Her running inspired Ejigayehu, after which she and Tirunesh received vital encouragement from Tulu, whose exploits have opened the door for many of her country women. The Dibaba sisters frequently confront the hurdles and decisions of an international career jointly, in addition to competing and sometimes getting to travel together.

Tirunesh won the 4K at the national championships in Addis Ababa, and in Lausanne placed among the event’s top ten finishers while competing for the second straight day.

So did Merima Denboba, who had taken bronze behind Kidane’s gold in the long race on Saturday. For Denboba, running is something she shares with her husband, Kalib Hamza, who has lived in and run for Qatar, but is currently back in Ethiopia.

“On the days I’m not working with the national team, we train together,” said Denboba. The key family member in Kidane’s career has never travelled to international races, but were it not for his insistence, she would probably never have become a runner.

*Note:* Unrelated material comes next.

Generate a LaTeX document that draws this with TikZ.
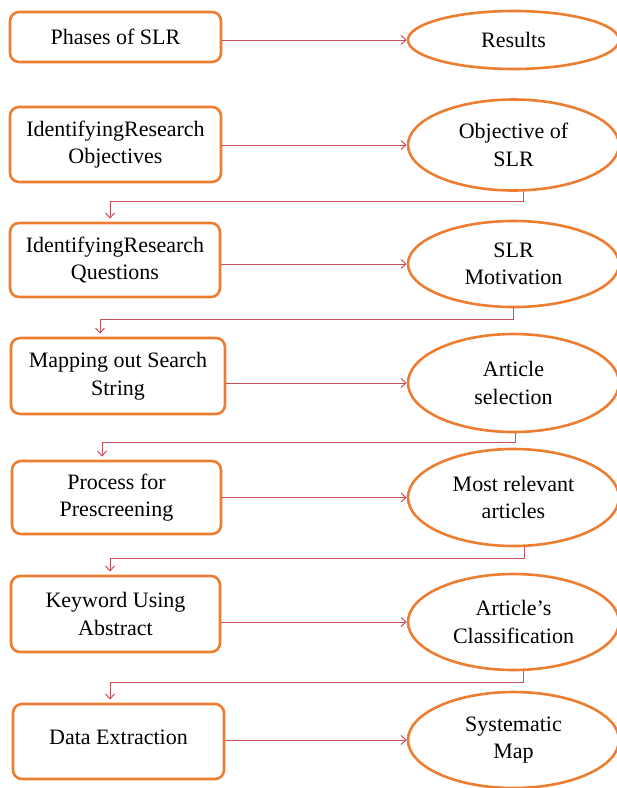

At 13, Kidane moved to Addis Ababa to live with her uncle, Kidane Demoz, a soldier from the northern region of Tigray, where Kidane had grown up, not far from Axum, the site of Ethiopia’s historic obelisks. Being a military man, Demoz believed in physical exercise, and took Kidane out running early one morning.

“I hated getting up early, so it was with difficulty that I arose,” said Kidane. "The first day, I was not so unhappy afterwards. I ran, and it was alright.”

The next day was another story. Kidane’s legs were aching when her uncle awoke her early that morning to run again, and she was, as she politely put it, “rather unhappy.” But following the Ethiopian custom of respecting one’s elders, she obliged. “I used to wish he would leave me alone,” she said of those early days of running.

Kidane, who entered her first competition within the year, has long since discovered the joy of running for herself and reaped its benefits, taking a World junior cross country title in 1999, and silver and bronze individual medals as both a junior and a senior before earning her first senior title this year.

But she is still not immune to that next-day soreness of legs that have run hard the day before, as her second day of racing in Lausanne showed.

Kidane’s decisive victory in the long race on Saturday -- when she swept past American Deena Drossin -- gave the Ethiopian women their second team gold of the day, following the junior team’s triumph, and prompting the praise of the Ethiopian Athletic Federation’s Endalkatchew Kelemwork.

“I am very pleased with Werknesh, because there were tactics we had discussed before the race,” he said, without elaborating on them. “And she executed them perfectly.”

In the short race on Sunday, Kidane stayed in the hunt for gold along, first with three, then two Kenyan women, but failed to match Edith Masai’s kick, and ultimately took silver.

“I just couldn’t do it,” said Kidane. “I felt stiffness in my legs.”

Earlier, it had seemed possible that she would emulate Kenenisa Bekele’s 2002 long and short race double victory -- which he was to repeat later that afternoon. “I really thought she would do it,” said Gelete Burka, who placed third in her international debut, in the junior women’s race.

Her trainers expect to see many more years of Kidane (who lead her short course teammates to a collective silver medal as well) on the podium, not just in cross country, but also on the track, where she placed seventh over 5000 metres at the Sydney Olympics.

Kidane has since further marked her place on the Ethiopian running scene by winning the Great Ethiopian Run 10K on the road last November, and the women’s long race at the national cross country championships in March. She will now turn her attention for the year to the track, and plans to run both the 5000 and 10,000 metres.

And after each successful major race, Kidane will possibly reflect on her beginnings and the input of her uncle, as she did while collecting her first senior World title in Lausanne.

“At the end, I think of him, and I thank him,” she said. “I am here because of his efforts – although it is God who makes everything possible – but he did a lot, and he rejoices in my achievements.”